Responsabilità erariale del medico in regime di esclusività: il caso delle visite private
Responsabilità erariale del medico in regime di esclusività: il caso delle visite private
La sezione giurisdizionale d’Appello della Corte dei Conti siciliana ha affermato due importantissimi principi in materia di responsabilità erariale del medico.
Sussiste la responsabilità erariale del medico che, in regime di esclusività, esercita occultamente l’attività di libero professionista all’interno dell’Azienda ospedaliera, rendendo automaticamente sine titulo l’erogazione degli incentivi connessi al rapporto di lavoro.
A parere del Collegio, la stessa responsabilità si verifica anche quando il dirigente medico, autorizzato allo svolgimento di prestazioni intramoenia lo fa in violazione del principio di prevalenza della attività ordinaria su quella svolta in regime di A.L.P.I. (attività libero-professionale intramuraria) ed è quindi tenuto alla restituzione della dell’importo delle prestazioni svolte, in favore dell’Azienda sanitaria a cui appartiene.
La condotta contestata al medico
Dalle indagini svolte, risultava che il medico fosse solito svolgere attività di libero professionista, non solo durante l’orario di lavoro ma anche sfruttando le strutture dell’Azienda ospedaliera, di cui risultava essere dipendente in regime di esclusività.
Risultava, inoltre, che il medico organizzava personalmente la propria attività professionale, indicando ai pazienti di recarsi presso l’ospedale senza passare dalle casse preposte alla riscossione del corrispettivo delle prestazioni, affinché il pagamento fosse versato direttamente in contanti nelle sue mani. Tali circostanze sono state confermate dalle dichiarazioni rese dai pazienti visitati e dai tabulati telefonici delle utenze intestate al medico acquisiti nel corso dell’attività investigativa.
La posizione della Corte d’Appello
Nel caso di specie la Corte dei Conti ha rilevato che le condotte illecite del medico fossero sufficientemente provate insieme al nesso di causalità e ai danni contestati, ravvisando la sussistenza di una responsabilità a titolo di dolo.
La condotta tenuta dal medico, infatti, si poneva in palese contrasto con l’art. 15 – quinquies del d. lgs. 502/1992, che richiede “la totale disponibilità” del medico dirigente nell’esecuzione del suo incarico; al contrario, il medico aveva svolto la sua attività “in palese, consapevole e intenzionale spregio degli obblighi di servizio”.
A giudizio della Corte, la debole difesa del medico, incardinata sull’affermazione che quelle verificatesi erano soltanto sviste e negligenze scusabili, non è bastata a superare quanto già sostenuto e provato ampiamente in primo grado.
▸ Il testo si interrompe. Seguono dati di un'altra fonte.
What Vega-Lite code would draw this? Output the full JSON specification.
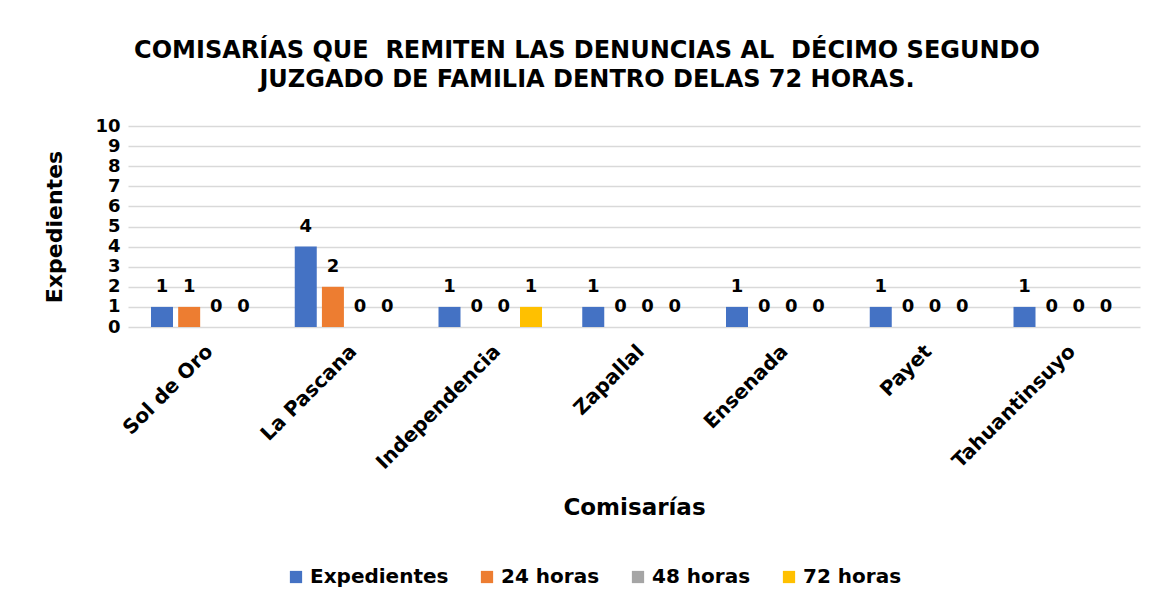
{
  "$schema": "https://vega.github.io/schema/vega-lite/v6.json",
  "width": 1012,
  "height": 201,
  "padding": {"left": 43, "top": 39, "right": 13, "bottom": 10},
  "background": "white",
  "config": {
    "font": "DejaVu Sans",
    "view": {"stroke": null}
  },
  "title": {
    "text": ["COMISARÍAS QUE \u00a0REMITEN LAS DENUNCIAS AL \u00a0DÉCIMO SEGUNDO", "JUZGADO DE FAMILIA DENTRO DELAS 72 HORAS."],
    "font": "DejaVu Sans",
    "fontSize": 24,
    "fontWeight": "bold",
    "color": "#000000",
    "lineHeight": 29,
    "anchor": "middle",
    "frame": "bounds",
    "dx": -5,
    "offset": 25
  },
  "data": {
    "values": [
      {"comisaria": "Sol de Oro", "serie": "Expedientes", "valor": 1},
      {"comisaria": "Sol de Oro", "serie": "24 horas", "valor": 1},
      {"comisaria": "Sol de Oro", "serie": "48 horas", "valor": 0},
      {"comisaria": "Sol de Oro", "serie": "72 horas", "valor": 0},
      {"comisaria": "La Pascana", "serie": "Expedientes", "valor": 4},
      {"comisaria": "La Pascana", "serie": "24 horas", "valor": 2},
      {"comisaria": "La Pascana", "serie": "48 horas", "valor": 0},
      {"comisaria": "La Pascana", "serie": "72 horas", "valor": 0},
      {"comisaria": "Independencia", "serie": "Expedientes", "valor": 1},
      {"comisaria": "Independencia", "serie": "24 horas", "valor": 0},
      {"comisaria": "Independencia", "serie": "48 horas", "valor": 0},
      {"comisaria": "Independencia", "serie": "72 horas", "valor": 1},
      {"comisaria": "Zapallal", "serie": "Expedientes", "valor": 1},
      {"comisaria": "Zapallal", "serie": "24 horas", "valor": 0},
      {"comisaria": "Zapallal", "serie": "48 horas", "valor": 0},
      {"comisaria": "Zapallal", "serie": "72 horas", "valor": 0},
      {"comisaria": "Ensenada", "serie": "Expedientes", "valor": 1},
      {"comisaria": "Ensenada", "serie": "24 horas", "valor": 0},
      {"comisaria": "Ensenada", "serie": "48 horas", "valor": 0},
      {"comisaria": "Ensenada", "serie": "72 horas", "valor": 0},
      {"comisaria": "Payet", "serie": "Expedientes", "valor": 1},
      {"comisaria": "Payet", "serie": "24 horas", "valor": 0},
      {"comisaria": "Payet", "serie": "48 horas", "valor": 0},
      {"comisaria": "Payet", "serie": "72 horas", "valor": 0},
      {"comisaria": "Tahuantinsuyo", "serie": "Expedientes", "valor": 1},
      {"comisaria": "Tahuantinsuyo", "serie": "24 horas", "valor": 0},
      {"comisaria": "Tahuantinsuyo", "serie": "48 horas", "valor": 0},
      {"comisaria": "Tahuantinsuyo", "serie": "72 horas", "valor": 0}
    ]
  },
  "encoding": {
    "x": {
      "field": "comisaria",
      "type": "nominal",
      "sort": null,
      "scale": {"paddingInner": 0.28, "paddingOuter": 0.16},
      "axis": {
        "title": "Comisarías",
        "titleFontSize": 23,
        "titleFontWeight": "bold",
        "titleColor": "#000000",
        "titlePadding": 24,
        "labelAngle": -45,
        "labelFontSize": 20,
        "labelFontWeight": "bold",
        "labelColor": "#000000",
        "labelPadding": 14,
        "domain": false,
        "ticks": false
      }
    },
    "xOffset": {
      "field": "serie",
      "type": "nominal",
      "sort": ["Expedientes", "24 horas", "48 horas", "72 horas"],
      "scale": {"paddingInner": 0.19, "paddingOuter": 0}
    },
    "y": {
      "field": "valor",
      "type": "quantitative",
      "scale": {"domain": [0, 10], "nice": false},
      "axis": {
        "title": "Expedientes",
        "titleFontSize": 22,
        "titleFontWeight": "bold",
        "titleColor": "#000000",
        "titlePadding": 28,
        "values": [0, 1, 2, 3, 4, 5, 6, 7, 8, 9, 10],
        "labelFontSize": 18,
        "labelFontWeight": "bold",
        "labelColor": "#000000",
        "labelPadding": 8,
        "domain": false,
        "ticks": false,
        "gridColor": "#d9d9d9",
        "gridWidth": 1.6
      }
    }
  },
  "layer": [
    {
      "mark": {"type": "bar"},
      "encoding": {
        "color": {
          "field": "serie",
          "type": "nominal",
          "sort": ["Expedientes", "24 horas", "48 horas", "72 horas"],
          "scale": {
            "domain": ["Expedientes", "24 horas", "48 horas", "72 horas"],
            "range": ["#4472C4", "#ED7D31", "#A5A5A5", "#FFC000"]
          },
          "legend": {
            "title": null,
            "orient": "none",
            "legendX": 158,
            "legendY": 441,
            "direction": "horizontal",
            "symbolType": "square",
            "symbolSize": 150,
            "symbolStrokeWidth": 0,
            "labelFontSize": 20,
            "labelFontWeight": "bold",
            "labelColor": "#000000",
            "labelOffset": 4,
            "labelExpr": "datum.label == '24 horas' ? '\u00a024 horas' : datum.label",
            "columnPadding": 28
          }
        }
      }
    },
    {
      "mark": {
        "type": "text",
        "baseline": "alphabetic",
        "dy": -15,
        "fontSize": 18,
        "fontWeight": "bold",
        "color": "#000000"
      },
      "encoding": {
        "text": {"field": "valor", "type": "quantitative"}
      }
    }
  ]
}
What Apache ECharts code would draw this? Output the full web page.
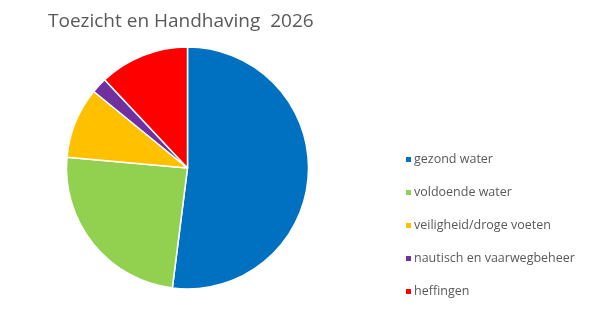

Si sottolineava, a tal proposito, che gli adempimenti che avrebbe dovuto effettuare il medico erano “oltremodo chiari, risultando da un inequivocabile dettato normativo” che non presentava particolari difficoltà nella sua esecuzione.
Già nel giudizio di primo grado, infatti, secondo la Procura contabile, il professionista si era “volontariamente e reiteratamente sottratto agli obblighi di comunicazione nei confronti della propria azienda ospedaliera”, di fatto prendendo appuntamenti con i pazienti e indicando loro di pagare la prestazione in contanti e direttamente nelle sue mani.
Confermando la pronuncia del giudice di primo grado, la Corte dei Conti d’appello ha confermato la sussistenza di una responsabilità erariale, essendo riconoscibili tutti gli elementi strutturali utili a configurare il particolare tipo di responsabilità. Ed infatti è distinguibile il vincolo funzionale tra il soggetto che ha cagionato il danno e la PA, l’inosservanza degli obblighi di servizio e come provato dalla Procura ci sono anche l’imputabilità a titolo di dolo, il pregiudizio economicamente valutabile nei confronti della PA e chiaramente il nesso di causalità tra il fatto e il danno causato all’erario.